Wednesday, January 24, 2018

Employee leave rights and the flu


I’m typing today’s post from my bed, where I convalesce with the flu.

Since I’m at home with the flu, I thought it worthwhile to discuss the leave-of-absence rights of employees with this illness.

Let’s start with the FMLA itself. It’s rules actually mention the flu by name.
Ordinarily, unless complications arise, the common cold, the flu, ear aches, upset stomach, minor ulcers, headaches other than migraine, routine dental or orthodontia problems, periodontal diseases, etc. are examples of conditions that do not meet the definition of a serious health condition and do not qualify for FMLA leave.

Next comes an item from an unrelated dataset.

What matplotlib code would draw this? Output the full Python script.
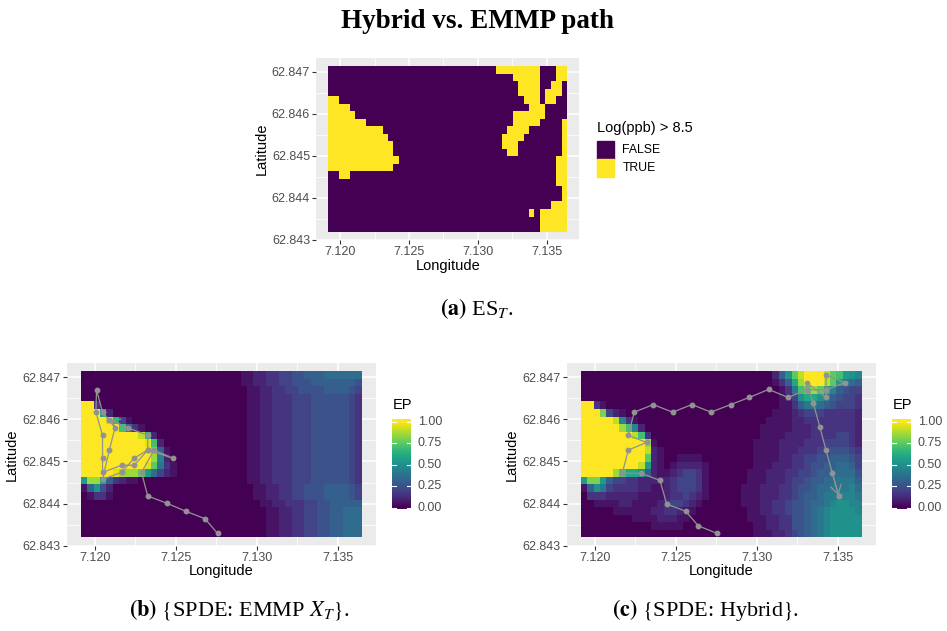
import numpy as np
import matplotlib
matplotlib.use("Agg")
import matplotlib.pyplot as plt
from matplotlib.colors import ListedColormap

plt.rcParams['mathtext.fontset'] = 'stix'
SANS = 'Liberation Sans'
SERIF = 'Liberation Serif'

# ---------------- data ----------------
# 44 x 22 raster of 20 m cells over the survey area
lon_min, lon_max = 7.11913, 7.13649
lat_min, lat_max = 62.84320, 62.84714
n_lon, n_lat = 44, 22

lon_ticks = [7.120, 7.125, 7.130, 7.135]
lat_ticks = [62.843, 62.844, 62.845, 62.846, 62.847]
ep_breaks = [0.0, 0.25, 0.5, 0.75, 1.0]

# excursion set: '#' = Log(ppb) > 8.5 (rows listed north to south)
es_rows = [
    "........... ........... .........## ######...##",
    "........... ........... ........... .#####...##",
    "........... ........... ........... ..####..##.",
    "........... ........... ........... ..####.###.",
    "##......... ........... ........... ...###.##..",
    "####....... ........... ........... ....###....",
    "#####...... ........... ........... .######....",
    "#######.... ........... ........... .#####....#",
    "##########. ........... ........... ####......#",
    "########### ........... ..........# ###.......#",
    "########### #.......... ..........# ##........#",
    "########### #.......... ........... ##........#",
    "########### ##......... ........... .........##",
    "########### #.......... ........... .........##",
    "..##....... ........... ........... .........##",
    "........... ........... ........... .........##",
    "........... ........... ........... ..........#",
    "........... ........... ........... ..........#",
    "........... ........... ........... ........###",
    "........... ........... ........... ....#.#####",
    "........... ........... ........... ......#####",
    "........... ........... ........... ......#####",
]

# excursion probabilities, coded in steps of 0.05 ('0' = 0.00 ... 'K' = 1.00)
EP_CODE = "0123456789ABCDEFGHIJK"

ep_emmp_rows = [
    "00000000000 00000000000 00011223344 55666777777",
    "00000000000 00000000000 00011223344 55566666665",
    "00000000000 00000000000 00001122334 45555666654",
    "00000000000 00000000000 00001122333 44455555543",
    "KK300000000 00000000000 00001122333 44455555543",
    "KKKC2000000 00000000000 00001122333 44455555543",
    "KKKKID41000 00000000000 00001122333 44455555543",
    "KKKKKKE7310 00000000000 00001122333 44455555543",
    "KKKKKKKKKID 20000000000 00001122333 44455555543",
    "KKKKKKKKKKJ E2000000000 00001122333 44455555543",
    "KKKKKKKKKKK G6100000000 00001122333 44455555543",
    "KKKKKKKKKKK H9200000000 00001122333 44455555543",
    "KKKKKKKKKKJ F8310000000 00001122333 44455555543",
    "KKKKKJHHHFB 74210000000 00001122333 44455555543",
    "BHHC6321100 00000000000 00001122333 44455555543",
    "16A52000000 00000000000 00000112233 44555666654",
    "01331000000 00000000000 00000112233 44555666654",
    "00000000000 00000000000 00000011223 33445566666",
    "00000000000 00000000000 00000001122 33445566777",
    "00000000000 00000000000 00000001122 33445566777",
    "00000000000 00000000000 00000001122 33445566777",
    "00000000000 00000000000 00000001122 33445566777",
]

ep_hybrid_rows = [
    "00000000000 00000000000 0000000026A FIKKKIFEBA9",
    "00000000000 00000000000 00000000136 CHKKKIFB876",
    "00000000000 00000000000 00000000013 8EFHFC96544",
    "00000000000 00000000000 00000000012 4ACCA865443",
    "KK310000000 00000000000 00000000011 36887654443",
    "KKKG4210000 00000000000 00000000111 23444333332",
    "KKKKKI93100 00000000000 00000001111 22333333332",
    "KKKKKKHE920 00000000000 00000011111 22233333332",
    "KKKKKKKKIE3 00000000000 00000011112 22233334432",
    "KKKKKKKKKKH 10000000000 00000111122 22333444432",
    "KKKKKKKKKKI 21000000000 00000111122 23334455543",
    "KKKKKKKKKKF 21001111000 00000111122 33445566654",
    "KKKKKKKKKIB 21012222100 00000111222 33455667764",
    "KKKKKHECCA6 21123443100 00001112223 34456677775",
    "BGGB6443322 22234443100 00001112223 44566778886",
    "16A84333322 11234443100 00011122233 45567788897",
    "03332222211 11233432100 00011122233 45667889998",
    "00111122111 12344321000 00011122334 5567789AA99",
    "00000111111 22332110000 00001122334 556789AAAA9",
    "00000000111 12221100000 00001112233 556789AAAAA",
    "00000000000 11111000000 00000112233 556789AAAAA",
    "00000000000 00000000000 00000111223 456789AAAAA",
]

# sampling paths (longitude, latitude), in visiting order
emmp_lon = [7.12758, 7.12680, 7.12560, 7.12443, 7.12326, 7.12288, 7.12365,
            7.12480, 7.12326, 7.12243, 7.12165, 7.12047, 7.12047, 7.12047,
            7.12006, 7.12010, 7.12047, 7.12124, 7.12089, 7.12047, 7.12165,
            7.12243, 7.12326, 7.12326, 7.12202, 7.12089]
emmp_lat = [62.84329, 62.84364, 62.84382, 62.84401, 62.84418, 62.84474, 62.84527,
            62.84508, 62.84527, 62.84491, 62.84491, 62.84474, 62.84508, 62.84562,
            62.84617, 62.84670, 62.84617, 62.84580, 62.84527, 62.84458, 62.84474,
            62.84508, 62.84527, 62.84562, 62.84580, 62.84599]

hybrid_lon = [7.12756, 7.12639, 7.12560, 7.12443, 7.12402, 7.12284, 7.12169,
              7.12206, 7.12319, 7.12206, 7.12243, 7.12360, 7.12480, 7.12599,
              7.12717, 7.12838, 7.12954, 7.13073, 7.13193, 7.13308, 7.13428,
              7.13545, 7.13428, 7.13428, 7.13308, 7.13349, 7.13390, 7.13428,
              7.13467, 7.13506]
hybrid_lat = [62.84329, 62.84347, 62.84382, 62.84399, 62.84455, 62.84472, 62.84472,
              62.84527, 62.84545, 62.84562, 62.84617, 62.84635, 62.84617, 62.84635,
              62.84617, 62.84635, 62.84652, 62.84671, 62.84652, 62.84670, 62.84670,
              62.84687, 62.84705, 62.84652, 62.84687, 62.84638, 62.84581, 62.84526,
              62.84472, 62.84419]


def decode_binary(rows):
    return np.array([[1.0 if c == '#' else 0.0 for c in r.replace(' ', '')]
                     for r in rows])


def decode_ep(rows):
    return np.array([[EP_CODE.index(c) * 0.05 for c in r.replace(' ', '')]
                     for r in rows])


# ---------------- layout helpers ----------------
W, H = 947, 631
fig = plt.figure(figsize=(W / 100, H / 100), dpi=100)
fig.patch.set_facecolor('white')


def fx(x):
    return x / W


def fy(y):
    return 1 - y / H


def add_axes_px(x0, y0, x1, y1):
    return fig.add_axes([fx(x0), fy(y1), (x1 - x0) / W, (y1 - y0) / H])


lon_edges = np.linspace(lon_min, lon_max, n_lon + 1)
lat_edges = np.linspace(lat_min, lat_max, n_lat + 1)
dlon = lon_max - lon_min
dlat = lat_max - lat_min

TICK_COL = '#4D4D4D'
PATH_COL = '#929292'


def style_panel(ax):
    ax.set_facecolor('#EBEBEB')
    ax.set_xlim(lon_min - 0.05 * dlon, lon_max + 0.05 * dlon)
    ax.set_ylim(lat_min - 0.05 * dlat, lat_max + 0.05 * dlat)
    ax.set_xticks(lon_ticks)
    ax.set_xticklabels([f"{v:.3f}" for v in lon_ticks])
    ax.set_yticks(lat_ticks)
    ax.set_yticklabels([f"{v:.3f}" for v in lat_ticks])
    ax.set_xticks([7.1225, 7.1275, 7.1325], minor=True)
    ax.set_yticks([62.8435, 62.8445, 62.8455, 62.8465], minor=True)
    ax.set_axisbelow(True)
    ax.grid(which='major', color='white', lw=1.1)
    ax.grid(which='minor', color='white', lw=0.55)
    for s in ax.spines.values():
        s.set_visible(False)
    ax.tick_params(which='major', length=3, width=0.8, color='#333333',
                   labelcolor=TICK_COL, labelsize=9, pad=1.5)
    ax.tick_params(which='minor', length=0)
    for lab in ax.get_xticklabels() + ax.get_yticklabels():
        lab.set_family(SANS)


def axis_titles(x_center, y_xlabel, x_ylabel, y_center):
    fig.text(fx(x_center), fy(y_xlabel), "Longitude", ha='center', va='center',
             fontsize=10.5, family=SANS)
    fig.text(fx(x_ylabel), fy(y_center), "Latitude", ha='center', va='center',
             rotation=90, fontsize=10.5, family=SANS)


def draw_path(ax, lons, lats):
    ax.plot(lons, lats, color=PATH_COL, lw=0.9, marker='o', ms=3.2,
            mec=PATH_COL, mfc=PATH_COL, zorder=3)
    ax.annotate('', xy=(lons[-1], lats[-1]), xytext=(lons[-2], lats[-2]),
                arrowprops=dict(arrowstyle='->,head_length=0.65,head_width=0.375',
                                color=PATH_COL, lw=0.9, shrinkA=0, shrinkB=0,
                                mutation_scale=10), zorder=3)


def ep_colorbar(x0):
    # legend title, gradient bar, white ticks and labels
    fig.text(fx(x0), fy(405), "EP", ha='left', va='center', fontsize=10.5,
             family=SANS)
    top, bot = 419.3, 509.3
    y_one, y_zero = 421.7, 507.7
    per = y_zero - y_one
    v_bot = -(bot - y_zero) / per
    v_top = 1 + (y_one - top) / per
    cax = add_axes_px(x0, top, x0 + 18.4, bot)
    vals = np.clip(np.linspace(v_bot, v_top, 300), 0, 1).reshape(-1, 1)
    cax.imshow(vals, cmap='viridis', vmin=0, vmax=1, aspect='auto',
               origin='lower', extent=[0, 1, v_bot, v_top])
    cax.set_xlim(0, 1)
    cax.set_ylim(v_bot, v_top)
    cax.axis('off')
    for b in ep_breaks:
        cax.plot([0, 0.2], [b, b], color='white', lw=0.8)
        cax.plot([0.8, 1], [b, b], color='white', lw=0.8)
        fig.text(fx(x0 + 25.4), fy(y_zero - b * per), f"{b:.2f}", ha='left',
                 va='center', fontsize=9, color=TICK_COL, family=SANS)


# ---------------- title ----------------
fig.text(fx(477), fy(28), "Hybrid vs. EMMP path", ha='center', va='baseline',
         fontsize=19.5, fontweight='bold', family=SERIF)

# ---------------- (a) excursion set ----------------
ax_a = add_axes_px(316.3, 57.7, 579.0, 240.0)
style_panel(ax_a)
es = decode_binary(es_rows)
es_cmap = ListedColormap(['#440154', '#FDE725'])
ax_a.pcolormesh(lon_edges, lat_edges, es[::-1], cmap=es_cmap, vmin=0, vmax=1,
                shading='flat', antialiased=False, zorder=1)
axis_titles(447.7, 266, 262, 148.9)

fig.text(fx(596.7), fy(127.7), "Log(ppb) > 8.5", ha='left', va='center',
         fontsize=10.5, family=SANS)
for (y0, y1), col, lab in [((141.0, 158.7), '#440154', 'FALSE'),
                           ((159.3, 176.7), '#FDE725', 'TRUE')]:
    fig.patches.append(plt.Rectangle((fx(596.7), fy(y1)), 17.6 / W, (y1 - y0) / H,
                                     transform=fig.transFigure, color=col))
    fig.text(fx(622.3), fy((y0 + y1) / 2), lab, ha='left', va='center',
             fontsize=8.8, family=SANS)

fig.text(fx(476.5), fy(315), r"$\mathbf{(a)}$ ES$_{T}$.", ha='center',
         va='baseline', fontsize=16, family=SERIF)

# ---------------- (b) EMMP ----------------
ax_b = add_axes_px(66.8, 363.0, 375.9, 545.7)
style_panel(ax_b)
ax_b.pcolormesh(lon_edges, lat_edges, decode_ep(ep_emmp_rows)[::-1],
                cmap='viridis', vmin=0, vmax=1, shading='flat',
                antialiased=False, zorder=1)
draw_path(ax_b, emmp_lon, emmp_lat)
axis_titles(221.4, 571.5, 12, 454.3)
ep_colorbar(392.3)
fig.text(fx(239), fy(616), r"$\mathbf{(b)}$ $\{$SPDE: EMMP $X_T\}$.",
         ha='center', va='baseline', fontsize=16, family=SERIF)

# ---------------- (c) Hybrid ----------------
ax_c = add_axes_px(566.8, 363.0, 875.9, 545.7)
style_panel(ax_c)
ax_c.pcolormesh(lon_edges, lat_edges, decode_ep(ep_hybrid_rows)[::-1],
                cmap='viridis', vmin=0, vmax=1, shading='flat',
                antialiased=False, zorder=1)
draw_path(ax_c, hybrid_lon, hybrid_lat)
axis_titles(721.4, 571.5, 512, 454.3)
ep_colorbar(892.3)
fig.text(fx(705), fy(616), r"$\mathbf{(c)}$ $\{$SPDE: Hybrid$\}$.",
         ha='center', va='baseline', fontsize=16, family=SERIF)

fig.savefig("out.png", dpi=100)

This excerpt, however, does not tell the whole story. It merely says that if a temporary illness like the flu meets the definition of a “serious health condition,” then the FMLA covers it. Thus, FMLA coverage for the flu hinges on factors such as whether the FMLA-eligible employee is incapacitated for more than three full consecutive days, and visits a doctor for anti-viral meds (hello Tamiflu). 

But this all begs the question, who cares? Do you want flu-riddled employees in halls of your office or on the floor of your shop? Why not grant employees the time they need to heal (and to not spread their illness).

Develop policies that encourage ill workers to stay at home without fear of any reprisals.

Develop other flexible policies to allow workers to telework (if feasible) and create other leave policies to allow workers to stay home to care for sick family members or care for children.

As for me, I had my flu shot, have my Tamiflu, and and hopeful I’ll only be down for a few days.